# Citroën relay build has started!



## Mrscake (Dec 28, 2020)

Ahhh I'm so excited. After 6 months our van conversion has finally started (professional build). 

SO excited to pick it up soon. 






Maybe one day we will be able to take it out of the UK


----------



## ThunderRat (Jan 9, 2021)

That T&G that you used. Is that the lightweight stuff out B&Q or the likes, 9mm thick? Its best to varnish/paint both sides to reduce the chance of shrinkage. I had to do my ceiling the following year in my last van as i only did one side. It was just a case of flipping the wood and re painting and re position any lights but still a job i could have done without.  Looking nice though


----------



## Blue yonder (Jan 26, 2021)

Great video,  your van looks like it will be fab, hope you get to use the it soon


----------



## trevskoda (Jan 26, 2021)

Wrong insulation in back door as it attracts damp and holds it, more pictures when you can please.


----------



## The laird (Jan 26, 2021)

Loved the video keep posting and all the best


----------



## wildebus (Jan 26, 2021)

trevskoda said:


> Wrong insulation in back door as it attracts damp and holds it, more pictures when you can please.


I know it looks like the traditional roof insulation, but if it is the more modern non-fibreglass stuff it works well and doesn't aborb any moisture.

I have used that kind of material in all my conversions.  The B&Q Recycled Plastic Bottle stuff is very effective.  This is the stuff I used ...



Stage 2 insulation by David, on Flickr

But ...  If it is the Fibreglass gear, then got to go!  I had that in my T4 Motability converted van when I got it, and the fibreglass I took out was damp and horrible 



Doris - Original Insulalation by David, on Flickr


----------



## phillybarbour (Mar 2, 2021)

Great job going on there


----------



## REC (Mar 2, 2021)

Have we seen the final build?


----------



## Robmac (Mar 2, 2021)

REC said:


> Have we seen the final build?



Don't thinks so Ruth. The OP hasn't been on the forum since Feb 1st.


----------



## REC (Mar 2, 2021)

Robmac said:


> Don't thinks so Ruth. The OP hasn't been on the forum since Feb 1st.


Didn't think of checking that...doh!


----------



## saxonborg (Mar 2, 2021)

wildebus said:


> I know it looks like the traditional roof insulation, but if it is the more modern non-fibreglass stuff it works well and doesn't aborb any moisture.
> 
> I have used that kind of material in all my conversions.  The B&Q Recycled Plastic Bottle stuff is very effective.  This is the stuff I used ...
> 
> ...


Probably wrong but I think you need to insulate the cold surface first before you insert the fibreglass type insulation.

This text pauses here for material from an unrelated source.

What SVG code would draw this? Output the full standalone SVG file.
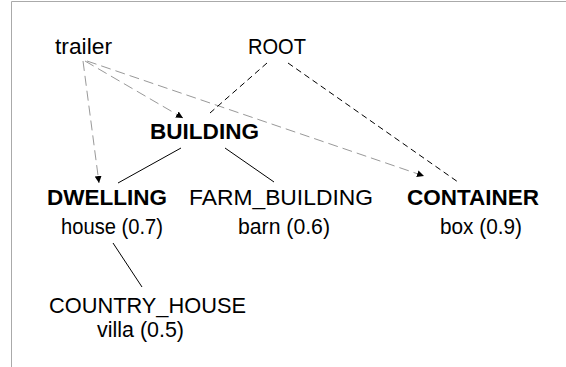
<svg xmlns="http://www.w3.org/2000/svg" width="566" height="367" viewBox="0 0 566 367">
<defs>
<style>
text{font-family:"Liberation Sans",Arial,Helvetica,sans-serif;font-size:22px;fill:#000}
.b{font-weight:bold}
.frame{stroke:#aaaaaa;stroke-width:1;fill:none}
.solid{stroke:#000;stroke-width:1;fill:none}
.dk{stroke:#000;stroke-width:1;stroke-dasharray:6 4;fill:none}
.gr{stroke:#999;stroke-width:1;stroke-dasharray:10 5;fill:none}
</style>
<marker id="ah" viewBox="0 0 10 10" refX="10" refY="5" markerWidth="7" markerHeight="7" markerUnits="userSpaceOnUse" orient="auto">
<path d="M0,0 L10,5 L0,10 z" fill="#000"/>
</marker>
</defs>
<rect width="566" height="367" fill="#fff"/>
<path class="frame" d="M11.5,367 V1.5 H566"/>
<g id="connectors">
<line class="gr" x1="83" y1="61" x2="99" y2="183" marker-end="url(#ah)"/>
<line class="gr" x1="85" y1="61" x2="183" y2="118" marker-end="url(#ah)"/>
<line class="gr" x1="87" y1="61" x2="424" y2="176" marker-end="url(#ah)"/>
<line class="dk" x1="267" y1="63" x2="210" y2="113"/>
<line class="dk" x1="288" y1="63" x2="458" y2="182"/>
<line class="solid" x1="181" y1="148" x2="118" y2="183"/>
<line class="solid" x1="225" y1="148" x2="274" y2="182"/>
<line class="solid" x1="113" y1="243" x2="142" y2="287"/>
</g>
<g id="trailer"><text x="55" y="54" textLength="57" lengthAdjust="spacingAndGlyphs">trailer</text></g>
<g id="root"><text x="248" y="54" textLength="58" lengthAdjust="spacingAndGlyphs">ROOT</text></g>
<g id="building"><text class="b" x="150" y="139" textLength="109" lengthAdjust="spacingAndGlyphs">BUILDING</text></g>
<g id="dwelling">
<text class="b" x="47" y="205" textLength="120" lengthAdjust="spacingAndGlyphs">DWELLING</text>
<text x="61" y="234" textLength="102" lengthAdjust="spacingAndGlyphs">house (0.7)</text>
</g>
<g id="farm_building">
<text x="189" y="205" textLength="184" lengthAdjust="spacingAndGlyphs">FARM_BUILDING</text>
<text x="238" y="234" textLength="92" lengthAdjust="spacingAndGlyphs">barn (0.6)</text>
</g>
<g id="container">
<text class="b" x="407" y="205" textLength="132" lengthAdjust="spacingAndGlyphs">CONTAINER</text>
<text x="440" y="234" textLength="82" lengthAdjust="spacingAndGlyphs">box (0.9)</text>
</g>
<g id="country_house">
<text x="49" y="313" textLength="197" lengthAdjust="spacingAndGlyphs">COUNTRY_HOUSE</text>
<text x="97" y="337" textLength="87" lengthAdjust="spacingAndGlyphs">villa (0.5)</text>
</g>
</svg>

Whilst the fibreglass or whatever provides insulation it doesn’t stop moisture vapour passing through it as I found to my annoyance when I tried to insulate the over cab section of my Burstner Nexxo.


----------



## mariesnowgoose (Mar 3, 2021)

trevskoda said:


> Wrong insulation in back door as it attracts damp and holds it, more pictures when you can please.

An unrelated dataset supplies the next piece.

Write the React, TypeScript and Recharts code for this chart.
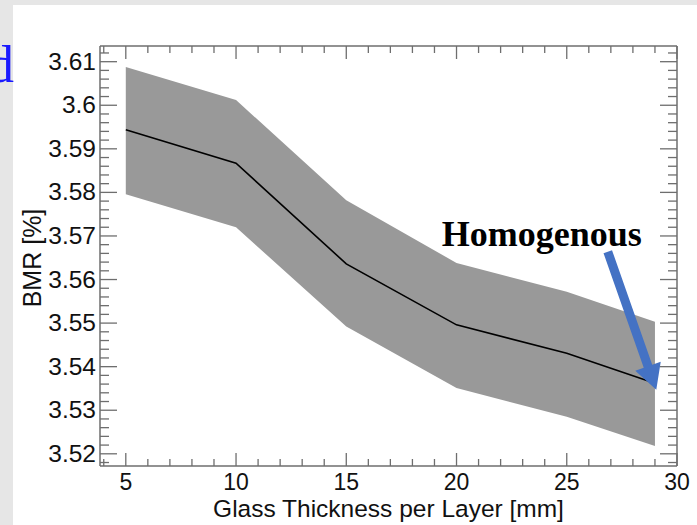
import React from 'react';
import {
  ComposedChart,
  Area,
  Line,
  XAxis,
  YAxis,
  ReferenceLine
} from 'recharts';

const thickness = [5, 10, 15, 20, 25, 29];
const bmrMean = [3.5944, 3.5867, 3.5636, 3.5496, 3.5431, 3.5362];
const bmrUpper = [3.6088, 3.6012, 3.5782, 3.5638, 3.5572, 3.5503];
const bmrLower = [3.5796, 3.572, 3.5492, 3.5351, 3.5285, 3.5218];

const xMajorTicks = [5, 10, 15, 20, 25, 30];
const yMajorTicks = [3.52, 3.53, 3.54, 3.55, 3.56, 3.57, 3.58, 3.59, 3.6, 3.61];

const annotationText = 'Homogenous';
const arrowFrom = { x: 26.86, y: 3.5664 };
const arrowTo = { x: 29.06, y: 3.5347 };

const chartData = thickness.map((t, i) => ({
  t,
  mean: bmrMean[i],
  band: [bmrLower[i], bmrUpper[i]]
}));

// every 1 mm on x, every 0.002 on y (minor ticks included)
const xTicks: number[] = [];
for (let v = 4; v <= 30; v++) xTicks.push(v);
const yTicks: number[] = [];
for (let k = 1759; k <= 1806; k++) yTicks.push(Number((k * 0.002).toFixed(3)));

const isMajorY = (v: number) => yMajorTicks.some(m => Math.abs(m - v) < 1e-6);

const axisColor = '#6e6e6e';
const sansFont = '"Liberation Sans", Arial, sans-serif';

const makeXTick = (side: 'top' | 'bottom') => (props: any) => {
  const { x, y, payload } = props;
  const major = xMajorTicks.includes(payload.value);
  const len = major ? 13 : 7;
  const dir = side === 'bottom' ? -1 : 1;
  return (
    <g>
      <line x1={x} x2={x} y1={y} y2={y + dir * len} stroke={axisColor} strokeWidth={1.3} />
      {side === 'bottom' && major && (
        <text x={x} y={y + 24} textAnchor="middle" fontSize={23} fontFamily={sansFont} fill="#111">
          {payload.value}
        </text>
      )}
    </g>
  );
};

const makeYTick = (side: 'left' | 'right') => (props: any) => {
  const { x, y, payload } = props;
  const major = isMajorY(payload.value);
  const len = major ? 17 : 9;
  const dir = side === 'left' ? 1 : -1;
  return (
    <g>
      <line x1={x} x2={x + dir * len} y1={y} y2={y} stroke={axisColor} strokeWidth={1.3} />
      {side === 'left' && major && (
        <text x={x - 4} y={y + 8} textAnchor="end" fontSize={24.5} fontFamily={sansFont} fill="#111">
          {parseFloat(payload.value.toFixed(2)).toString()}
        </text>
      )}
    </g>
  );
};

const ArrowShape = (props: any) => {
  const { x1, y1, x2, y2 } = props;
  if ([x1, y1, x2, y2].some(v => typeof v !== 'number')) return null;
  const dx = x2 - x1;
  const dy = y2 - y1;
  const len = Math.sqrt(dx * dx + dy * dy);
  const ux = dx / len;
  const uy = dy / len;
  const nx = -uy;
  const ny = ux;
  const headLen = 25;
  const bx = x2 - ux * headLen;
  const by = y2 - uy * headLen;
  const sw = 4.5;
  const hw = 13.5;
  const pts = [
    [x1 + nx * sw, y1 + ny * sw],
    [bx + nx * sw, by + ny * sw],
    [bx + nx * hw, by + ny * hw],
    [x2, y2],
    [bx - nx * hw, by - ny * hw],
    [bx - nx * sw, by - ny * sw],
    [x1 - nx * sw, y1 - ny * sw]
  ]
    .map(p => p.join(','))
    .join(' ');
  return (
    <g>
      <text
        x={x1 - 66}
        y={y1 - 6}
        textAnchor="middle"
        fontSize={36}
        fontWeight="bold"
        fontFamily='"Liberation Serif", "Times New Roman", serif'
        fill="#000"
      >
        {annotationText}
      </text>
      <polygon points={pts} fill="#4472C4" />
    </g>
  );
};

export default function App() {
  return (
    <div
      style={{
        position: 'absolute',
        left: 0,
        top: 0,
        width: 697,
        height: 525,
        background: '#e6e6e6',
        overflow: 'hidden'
      }}
    >
      <div style={{ position: 'absolute', left: 13, top: 5, right: 0, bottom: 0, background: '#fff' }} />
      <svg width={697} height={525} style={{ position: 'absolute', left: 0, top: 0 }}>
        <text
          x={14}
          y={81.5}
          textAnchor="end"
          fontSize={53}
          fontFamily='"Liberation Serif", "Times New Roman", serif'
          fill="#1a1aff"
        >
          d
        </text>
      </svg>
      <div style={{ position: 'absolute', left: 0, top: 0 }}>
        <ComposedChart
          width={697}
          height={525}
          data={chartData}
          margin={{ top: 45, right: 19, bottom: 0, left: 40 }}
        >
          <XAxis
            xAxisId="bottom"
            dataKey="t"
            type="number"
            domain={[3.83, 30]}
            allowDataOverflow
            ticks={xTicks}
            interval={0}
            height={59}
            tickSize={0}
            tickMargin={0}
            tickLine={false}
            tick={makeXTick('bottom')}
            axisLine={{ stroke: axisColor, strokeWidth: 1.5 }}
            label={{
              content: (p: any) => (
                <text
                  x={p.viewBox.x + p.viewBox.width / 2}
                  y={p.viewBox.y + 51}
                  textAnchor="middle"
                  fontSize={24.5}
                  fontFamily={sansFont}
                  fill="#111"
                >
                  Glass Thickness per Layer [mm]
                </text>
              )
            }}
          />
          <XAxis
            xAxisId="top"
            orientation="top"
            dataKey="t"
            type="number"
            domain={[3.83, 30]}
            allowDataOverflow
            ticks={xTicks}
            interval={0}
            height={1}
            tickSize={0}
            tickMargin={0}
            tickLine={false}
            tick={makeXTick('top')}
            axisLine={{ stroke: axisColor, strokeWidth: 1.5 }}
          />
          <YAxis
            yAxisId="left"
            type="number"
            domain={[3.5172, 3.6136]}
            allowDataOverflow
            ticks={yTicks}
            interval={0}
            width={60}
            tickSize={0}
            tickMargin={0}
            tickLine={false}
            tick={makeYTick('left')}
            axisLine={{ stroke: axisColor, strokeWidth: 1.5 }}
            label={{
              content: (p: any) => {
                const cx = p.viewBox.x + p.viewBox.width - 59;
                const cy = p.viewBox.y + p.viewBox.height / 2 + 2;
                return (
                  <text
                    x={cx}
                    y={cy}
                    transform={`rotate(-90, ${cx}, ${cy})`}
                    textAnchor="middle"
                    fontSize={25}
                    fontFamily={sansFont}
                    fill="#111"
                  >
                    BMR [%]
                  </text>
                );
              }
            }}
          />
          <YAxis
            yAxisId="right"
            orientation="right"
            type="number"
            domain={[3.5172, 3.6136]}
            allowDataOverflow
            ticks={yTicks}
            interval={0}
            width={1}
            tickSize={0}
            tickMargin={0}
            tickLine={false}
            tick={makeYTick('right')}
            axisLine={{ stroke: axisColor, strokeWidth: 1.5 }}
          />
          <Area
            xAxisId="bottom"
            yAxisId="left"
            type="linear"
            dataKey="band"
            fill="#999999"
            fillOpacity={1}
            stroke="none"
            isAnimationActive={false}
          />
          <Line
            xAxisId="bottom"
            yAxisId="left"
            type="linear"
            dataKey="mean"
            stroke="#000"
            strokeWidth={1.6}
            dot={false}
            isAnimationActive={false}
          />
          <ReferenceLine
            xAxisId="bottom"
            yAxisId="left"
            segment={[arrowFrom, arrowTo]}
            ifOverflow="visible"
            shape={ArrowShape}
          />
        </ComposedChart>
      </div>
    </div>
  );
}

If you watch the video, Trev, they say the insulation is rockwool, which I think is waterproof?


----------



## Penny13 (Mar 4, 2021)

This is them living in the van outside mums until that can finally get on the way.


----------



## alanoutbound (Mar 4, 2021)

Hello all, I am the husband and someone kindly commented our video reminding us that we didn't update you guys. We are indeed living full time in the van and after a few things going wrong with the build I think we are finally there. Certainly nothing has broken in the past 2 weeks! We are snug and comfortable. The insulation is excellent, it's very warm and absolutely no damp to be seen. We don't even seem to get much condensation on the windows. 

We are currently with the parents until its okay for us to move on, where upon we plan to gently make our way up to Scotland with some time in the Lakes on route. 

Most recently we got the alfresco shower working which was quite an experience as we were in a fairly public carpark. People have suggested adding a screen to the back doors which I am keen to try. You can see the video below if such things interest you.






We are hopeful of heading over to Europe at some point this year although I sadly suspect our dreams of Mont Blanc Marathon in June is unlikely to happen...come on France!! We will continue to document it on youtube, largely just for our own amusement and it will be nice to look back on. 

Thanks all

Alan


----------